Available data>
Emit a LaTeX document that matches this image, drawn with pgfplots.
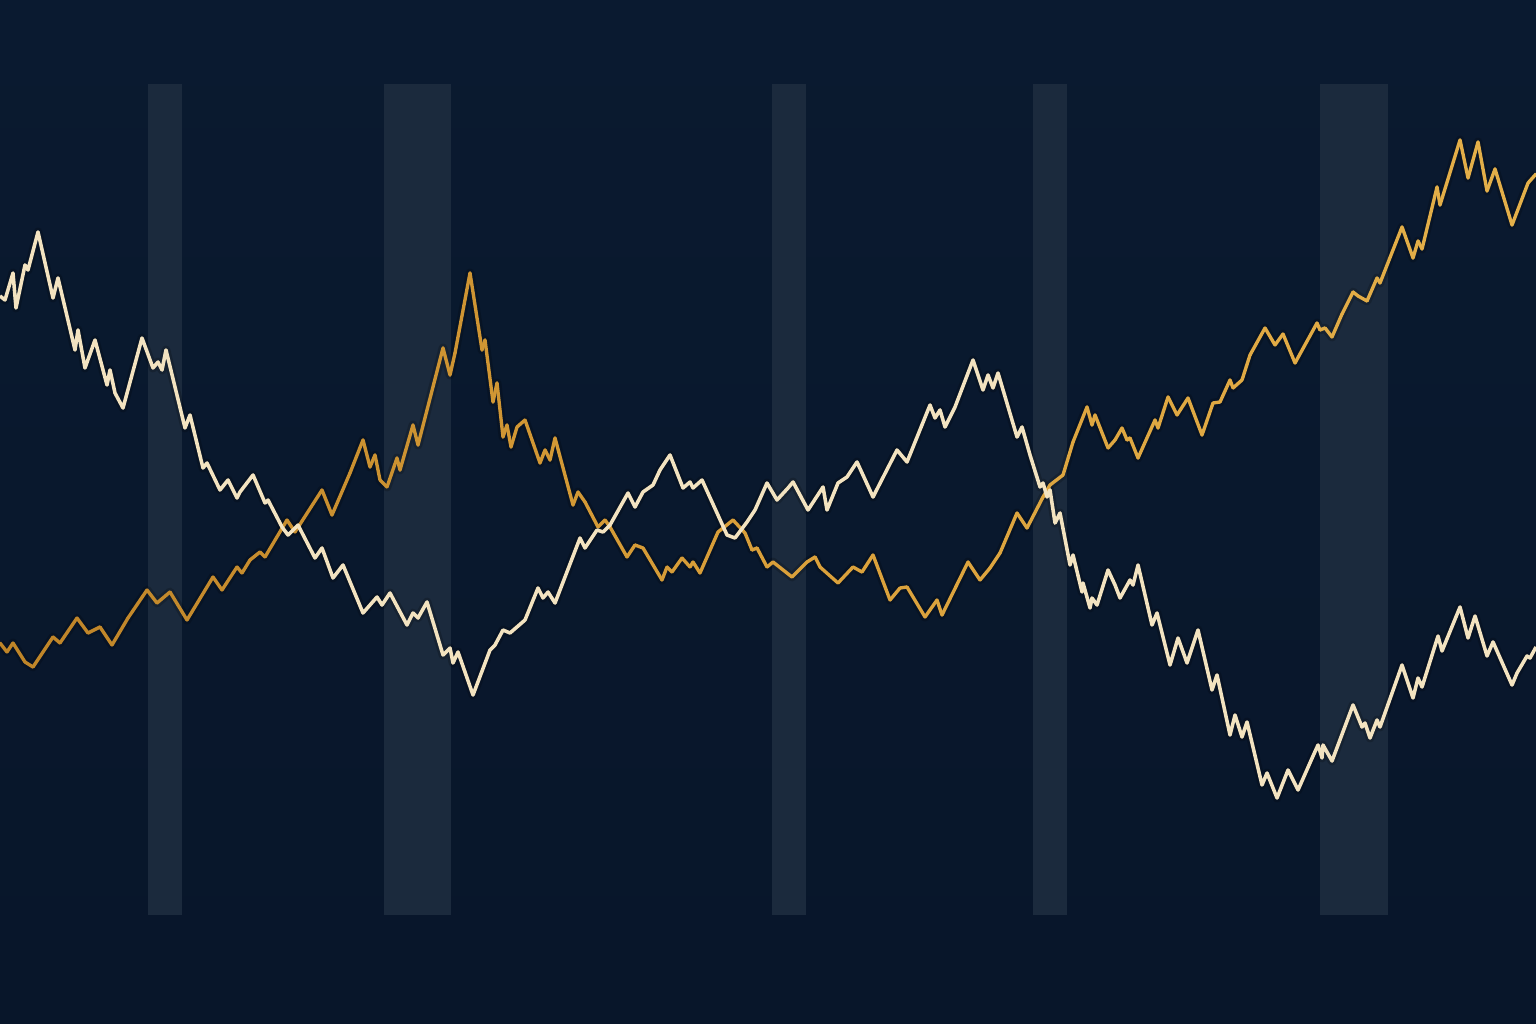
\documentclass[border=0pt]{standalone}
\usepackage{pgfplots}
\pgfplotsset{compat=1.18}
\definecolor{bgtop}{HTML}{0A1A30}
\definecolor{bgbot}{HTML}{08162A}
\definecolor{band}{HTML}{1B2A3D}
\definecolor{cream}{HTML}{F3E3C0}
\definecolor{gold}{HTML}{D9A23A}
\begin{document}
\begin{tikzpicture}
\begin{axis}[
  width=16cm, height=10.6667cm, scale only axis,
  xmin=0, xmax=1536, ymin=0, ymax=1024, y dir=reverse,
  hide axis, clip=true,
  colormap={goldmap}{rgb255(0cm)=(190,132,40) rgb255(1cm)=(218,160,58) rgb255(2cm)=(228,176,74)},
]
% background
\addplot[draw=none, top color=bgtop, bottom color=bgbot] coordinates {(0,0) (1536,0) (1536,1024) (0,1024)} -- cycle;
% bands
\addplot[draw=none, fill=band] coordinates {(148,84) (182,84) (182,915) (148,915)} -- cycle;
\addplot[draw=none, fill=band] coordinates {(384,84) (451,84) (451,915) (384,915)} -- cycle;
\addplot[draw=none, fill=band] coordinates {(772,84) (806,84) (806,915) (772,915)} -- cycle;
\addplot[draw=none, fill=band] coordinates {(1033,84) (1067,84) (1067,915) (1033,915)} -- cycle;
\addplot[draw=none, fill=band] coordinates {(1320,84) (1388,84) (1388,915) (1320,915)} -- cycle;
\def\golddata{(0,643) (7,652) (13,643) (25,662) (33,667) (53,637) (60,643) (77,618) (88,633) (100,627) (112,645) (128,618) (147,590) (157,603) (170,592) (187,620) (213,577) (222,590) (237,567) (242,573) (250,560) (260,552) (265,557) (287,520) (295,532) (322,490) (332,515) (350,473) (363,440) (370,467) (375,455) (380,480) (387,487) (397,458) (400,470) (413,425) (418,445) (443,348) (450,375) (455,353) (470,273) (482,350) (485,340) (493,402) (497,383) (503,437) (507,425) (511,447) (517,427) (525,420) (540,463) (545,450) (550,460) (555,438) (573,505) (578,492) (585,502) (598,527) (605,520) (610,527) (627,557) (635,545) (643,548) (662,580) (667,567) (672,572) (682,558) (690,567) (693,562) (700,573) (718,532) (733,520) (745,533) (752,550) (757,548) (767,567) (773,562) (792,577) (807,562) (815,557) (820,567) (838,583) (853,567) (862,572) (873,555) (890,600) (900,588) (907,587) (925,617) (937,600) (942,615) (968,562) (980,580) (990,568) (1000,553) (1017,513) (1027,528) (1043,497) (1050,485) (1063,475) (1073,442) (1087,407) (1092,425) (1095,415) (1108,448) (1115,440) (1122,428) (1127,440) (1130,438) (1138,458) (1155,420) (1158,428) (1168,397) (1177,415) (1188,398) (1202,435) (1213,403) (1220,402) (1230,380) (1233,388) (1242,380) (1250,355) (1265,328) (1275,345) (1283,334) (1295,363) (1317,323) (1320,330) (1325,328) (1332,337) (1342,314) (1353,292) (1358,296) (1367,301) (1377,278) (1380,283) (1402,227) (1413,258) (1418,241) (1422,249) (1437,187) (1440,205) (1460,140) (1468,178) (1478,142) (1487,191) (1495,169) (1512,225) (1528,183) (1536,174)}
\def\creamdata{(0,296) (5,300) (13,273) (16,308) (25,265) (28,270) (38,232) (53,298) (58,278) (75,350) (78,330) (85,368) (95,340) (107,385) (110,370) (115,393) (123,408) (142,338) (153,368) (158,362) (162,370) (166,350) (175,387) (185,428) (190,415) (203,468) (207,463) (220,490) (228,480) (237,498) (240,492) (253,475) (265,503) (268,500) (282,527) (288,535) (298,525) (315,558) (322,548) (333,578) (343,565) (363,613) (377,597) (382,605) (390,593) (407,625) (413,613) (418,618) (427,602) (443,655) (450,648) (453,663) (458,652) (473,695) (490,650) (495,645) (503,630) (510,633) (525,620) (538,588) (543,598) (548,592) (555,603) (580,538) (585,548) (597,530) (603,532) (610,525) (628,493) (635,507) (643,492) (653,485) (660,470) (670,455) (683,488) (690,482) (693,488) (702,480) (727,535) (735,538) (747,522) (755,510) (767,483) (777,500) (788,488) (793,482) (808,510) (823,487) (827,510) (838,483) (847,477) (857,462) (873,497) (897,450) (907,462) (930,405) (935,418) (940,410) (945,427) (955,407) (973,360) (983,390) (988,375) (993,388) (998,373) (1017,437) (1022,427) (1030,455) (1040,487) (1043,483) (1047,497) (1050,490) (1055,523) (1060,513) (1070,565) (1073,555) (1082,592) (1083,583) (1090,608) (1092,598) (1097,605) (1108,570) (1115,585) (1120,598) (1130,580) (1133,585) (1138,565) (1152,625) (1157,613) (1170,665) (1178,638) (1187,663) (1198,630) (1212,690) (1217,675) (1230,735) (1235,715) (1242,737) (1247,722) (1262,785) (1267,773) (1277,798) (1288,770) (1298,790) (1313,756) (1318,745) (1322,758) (1323,745) (1332,761) (1353,705) (1362,727) (1365,723) (1370,738) (1377,720) (1380,727) (1402,665) (1413,698) (1418,678) (1422,687) (1438,636) (1442,651) (1460,607) (1468,638) (1475,616) (1487,656) (1493,642) (1512,685) (1517,673) (1527,656) (1530,658) (1536,647)}
% faint shadows
\addplot[black, opacity=0.18, line width=2.6pt, line join=round, no markers] coordinates \golddata;
\addplot[black, opacity=0.18, line width=2.6pt, line join=round, no markers] coordinates \creamdata;
% lines
\addplot[mesh, point meta=x, line width=1.0pt, line join=round, line cap=round, no markers] coordinates \golddata;
\addplot[cream, line width=1.05pt, line join=round, no markers] coordinates \creamdata;
\end{axis}
\end{tikzpicture}
\end{document}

Objective> Repeat the material above in full and exactly, omitting the pictures.

Solution to this problem>
Emit a LaTeX document that matches this image, drawn with pgfplots.
\documentclass[border=0pt]{standalone}
\usepackage{pgfplots}
\pgfplotsset{compat=1.18}
\definecolor{bgtop}{HTML}{0A1A30}
\definecolor{bgbot}{HTML}{08162A}
\definecolor{band}{HTML}{1B2A3D}
\definecolor{cream}{HTML}{F3E3C0}
\definecolor{gold}{HTML}{D9A23A}
\begin{document}
\begin{tikzpicture}
\begin{axis}[
  width=16cm, height=10.6667cm, scale only axis,
  xmin=0, xmax=1536, ymin=0, ymax=1024, y dir=reverse,
  hide axis, clip=true,
  colormap={goldmap}{rgb255(0cm)=(190,132,40) rgb255(1cm)=(218,160,58) rgb255(2cm)=(228,176,74)},
]
% background
\addplot[draw=none, top color=bgtop, bottom color=bgbot] coordinates {(0,0) (1536,0) (1536,1024) (0,1024)} -- cycle;
% bands
\addplot[draw=none, fill=band] coordinates {(148,84) (182,84) (182,915) (148,915)} -- cycle;
\addplot[draw=none, fill=band] coordinates {(384,84) (451,84) (451,915) (384,915)} -- cycle;
\addplot[draw=none, fill=band] coordinates {(772,84) (806,84) (806,915) (772,915)} -- cycle;
\addplot[draw=none, fill=band] coordinates {(1033,84) (1067,84) (1067,915) (1033,915)} -- cycle;
\addplot[draw=none, fill=band] coordinates {(1320,84) (1388,84) (1388,915) (1320,915)} -- cycle;
\def\golddata{(0,643) (7,652) (13,643) (25,662) (33,667) (53,637) (60,643) (77,618) (88,633) (100,627) (112,645) (128,618) (147,590) (157,603) (170,592) (187,620) (213,577) (222,590) (237,567) (242,573) (250,560) (260,552) (265,557) (287,520) (295,532) (322,490) (332,515) (350,473) (363,440) (370,467) (375,455) (380,480) (387,487) (397,458) (400,470) (413,425) (418,445) (443,348) (450,375) (455,353) (470,273) (482,350) (485,340) (493,402) (497,383) (503,437) (507,425) (511,447) (517,427) (525,420) (540,463) (545,450) (550,460) (555,438) (573,505) (578,492) (585,502) (598,527) (605,520) (610,527) (627,557) (635,545) (643,548) (662,580) (667,567) (672,572) (682,558) (690,567) (693,562) (700,573) (718,532) (733,520) (745,533) (752,550) (757,548) (767,567) (773,562) (792,577) (807,562) (815,557) (820,567) (838,583) (853,567) (862,572) (873,555) (890,600) (900,588) (907,587) (925,617) (937,600) (942,615) (968,562) (980,580) (990,568) (1000,553) (1017,513) (1027,528) (1043,497) (1050,485) (1063,475) (1073,442) (1087,407) (1092,425) (1095,415) (1108,448) (1115,440) (1122,428) (1127,440) (1130,438) (1138,458) (1155,420) (1158,428) (1168,397) (1177,415) (1188,398) (1202,435) (1213,403) (1220,402) (1230,380) (1233,388) (1242,380) (1250,355) (1265,328) (1275,345) (1283,334) (1295,363) (1317,323) (1320,330) (1325,328) (1332,337) (1342,314) (1353,292) (1358,296) (1367,301) (1377,278) (1380,283) (1402,227) (1413,258) (1418,241) (1422,249) (1437,187) (1440,205) (1460,140) (1468,178) (1478,142) (1487,191) (1495,169) (1512,225) (1528,183) (1536,174)}
\def\creamdata{(0,296) (5,300) (13,273) (16,308) (25,265) (28,270) (38,232) (53,298) (58,278) (75,350) (78,330) (85,368) (95,340) (107,385) (110,370) (115,393) (123,408) (142,338) (153,368) (158,362) (162,370) (166,350) (175,387) (185,428) (190,415) (203,468) (207,463) (220,490) (228,480) (237,498) (240,492) (253,475) (265,503) (268,500) (282,527) (288,535) (298,525) (315,558) (322,548) (333,578) (343,565) (363,613) (377,597) (382,605) (390,593) (407,625) (413,613) (418,618) (427,602) (443,655) (450,648) (453,663) (458,652) (473,695) (490,650) (495,645) (503,630) (510,633) (525,620) (538,588) (543,598) (548,592) (555,603) (580,538) (585,548) (597,530) (603,532) (610,525) (628,493) (635,507) (643,492) (653,485) (660,470) (670,455) (683,488) (690,482) (693,488) (702,480) (727,535) (735,538) (747,522) (755,510) (767,483) (777,500) (788,488) (793,482) (808,510) (823,487) (827,510) (838,483) (847,477) (857,462) (873,497) (897,450) (907,462) (930,405) (935,418) (940,410) (945,427) (955,407) (973,360) (983,390) (988,375) (993,388) (998,373) (1017,437) (1022,427) (1030,455) (1040,487) (1043,483) (1047,497) (1050,490) (1055,523) (1060,513) (1070,565) (1073,555) (1082,592) (1083,583) (1090,608) (1092,598) (1097,605) (1108,570) (1115,585) (1120,598) (1130,580) (1133,585) (1138,565) (1152,625) (1157,613) (1170,665) (1178,638) (1187,663) (1198,630) (1212,690) (1217,675) (1230,735) (1235,715) (1242,737) (1247,722) (1262,785) (1267,773) (1277,798) (1288,770) (1298,790) (1313,756) (1318,745) (1322,758) (1323,745) (1332,761) (1353,705) (1362,727) (1365,723) (1370,738) (1377,720) (1380,727) (1402,665) (1413,698) (1418,678) (1422,687) (1438,636) (1442,651) (1460,607) (1468,638) (1475,616) (1487,656) (1493,642) (1512,685) (1517,673) (1527,656) (1530,658) (1536,647)}
% faint shadows
\addplot[black, opacity=0.18, line width=2.6pt, line join=round, no markers] coordinates \golddata;
\addplot[black, opacity=0.18, line width=2.6pt, line join=round, no markers] coordinates \creamdata;
% lines
\addplot[mesh, point meta=x, line width=1.0pt, line join=round, line cap=round, no markers] coordinates \golddata;
\addplot[cream, line width=1.05pt, line join=round, no markers] coordinates \creamdata;
\end{axis}
\end{tikzpicture}
\end{document}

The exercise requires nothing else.